J’enseigne depuis 20 ans. J’ai eu l’occasion d’observer l’évolution du système éducatif, des générations d’élèves, et même de moi-même. En 20 ans, j’ai accumulé des souvenirs d’innombrables premières journées de classe, avec leur lot d’anticipation, d’excitation, et parfois d’anxiété. Pourtant, ce n’est que récemment que j’ai fait une découverte surprenante: je n’ai jamais vraiment aimé les rentrées scolaires.
Cette révélation m’a pris de court. Comment ai-je pu enseigner pendant 20 ans sans reconnaître ce sentiment persistant? Peut-être est-ce parce que, comme tant d’autres enseignants, je me suis toujours efforcé de mettre en avant la passion que j’ai pour l’éducation, masquant ainsi inconsciemment mes propres réticences envers ce moment particulier de l’année. Pourtant, la rentrée scolaire est souvent présentée comme une période de renouveau, un moment de nouveaux départs et de promesses pour l’année à venir. Les salles de classe sont fraîchement nettoyées et les élèves arrivent avec des espoirs et des attentes. Je réalise que derrière cette façade optimiste, il y a une complexité que l’on ne mentionne pas souvent.

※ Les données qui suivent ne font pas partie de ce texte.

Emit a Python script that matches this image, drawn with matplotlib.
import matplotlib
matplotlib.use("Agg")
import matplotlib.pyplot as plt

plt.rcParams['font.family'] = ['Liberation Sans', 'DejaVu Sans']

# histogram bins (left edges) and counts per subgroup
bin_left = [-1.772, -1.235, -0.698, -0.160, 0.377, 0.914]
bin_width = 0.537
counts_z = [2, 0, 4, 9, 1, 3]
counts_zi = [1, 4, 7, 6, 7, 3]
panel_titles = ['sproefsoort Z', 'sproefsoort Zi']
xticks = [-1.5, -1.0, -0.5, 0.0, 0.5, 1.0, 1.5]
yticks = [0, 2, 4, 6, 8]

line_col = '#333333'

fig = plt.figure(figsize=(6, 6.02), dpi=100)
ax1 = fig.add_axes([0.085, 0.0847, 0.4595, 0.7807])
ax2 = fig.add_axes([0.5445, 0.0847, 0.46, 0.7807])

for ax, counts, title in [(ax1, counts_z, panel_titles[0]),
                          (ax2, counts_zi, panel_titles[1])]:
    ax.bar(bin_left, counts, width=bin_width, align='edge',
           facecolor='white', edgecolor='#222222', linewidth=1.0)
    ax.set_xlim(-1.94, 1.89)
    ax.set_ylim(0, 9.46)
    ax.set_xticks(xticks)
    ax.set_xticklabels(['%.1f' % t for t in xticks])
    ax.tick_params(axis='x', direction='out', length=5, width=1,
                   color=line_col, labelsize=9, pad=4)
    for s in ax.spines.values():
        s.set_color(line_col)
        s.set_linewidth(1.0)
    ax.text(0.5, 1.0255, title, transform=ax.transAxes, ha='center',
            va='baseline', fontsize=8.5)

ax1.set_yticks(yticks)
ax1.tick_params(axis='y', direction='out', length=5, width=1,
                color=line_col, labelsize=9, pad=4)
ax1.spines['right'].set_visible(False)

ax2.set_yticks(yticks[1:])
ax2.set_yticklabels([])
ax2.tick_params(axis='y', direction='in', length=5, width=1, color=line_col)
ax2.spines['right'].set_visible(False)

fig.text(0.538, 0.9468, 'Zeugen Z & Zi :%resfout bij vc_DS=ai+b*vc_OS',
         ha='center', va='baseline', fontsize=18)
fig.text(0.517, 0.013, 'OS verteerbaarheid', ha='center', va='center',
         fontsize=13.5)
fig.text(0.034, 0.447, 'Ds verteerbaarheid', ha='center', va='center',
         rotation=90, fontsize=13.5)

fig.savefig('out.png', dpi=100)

Pour moi, la rentrée a toujours été marquée par une certaine pression. Cette nécessité de se préparer pour accueillir de nouveaux élèves, de s’adapter à des nouvelles attentes, de repenser la gestion de la classe et des écoles, de vivre cette première rencontre avec les parents… Tout cela engendre une tension que j’ai longtemps ignorée, en me concentrant uniquement sur l’idée que la rentrée devait être un moment joyeux.
Ce n’est que récemment, suite à mes rencontres régulières avec un psy, en réfléchissant plus profondément à mon parcours, que j’ai compris que ce malaise que je ressentais à chaque rentrée n’était pas anodin. Il n’était pas simplement le reflet du trac habituel avant de rencontrer de nouveaux élèves ou de débuter une nouvelle année. Non, il était lié à un véritable inconfort face à l’idée de recommencer, année après année, ce cycle qui, bien qu’essentiel, me pesait plus que je ne voulais l’admettre. C’est comme si je partais à l’aventure, mais que dans mes bagages s’y trouvais mon lot d’expériences difficiles et de traumatismes.
Cette prise de conscience m’a permis de porter un regard neuf sur ma carrière, de comprendre qu’il est normal d’avoir des sentiments ambivalents envers certaines parties de notre métier. Et surtout, elle m’a offert l’occasion de redéfinir ma relation avec la rentrée scolaire, en acceptant qu’elle puisse être un moment difficile, sans que cela ne remette en cause ma passion pour l’enseignement.
Aujourd’hui, avec cette nouvelle perspective, je me prépare à aborder les rentrées d’une manière différente. Plutôt que de chercher à ignorer ou minimiser mes sentiments, j’essaie de les comprendre et de les accepter. Je me rappelle que chaque année scolaire est une nouvelle opportunité non seulement pour mes élèves, mais aussi pour moi, d’apprendre, de grandir, et d’évoluer.
Je réalise que l’important pour moi est de rester engagé, curieux, et prêt à affronter les défis… même ceux qui se présentent dès le premier jour de classe. Après tout, c’est aussi cela être enseignant : savoir que l’apprentissage ne s’arrête jamais, pour nos élèves comme pour nous-mêmes.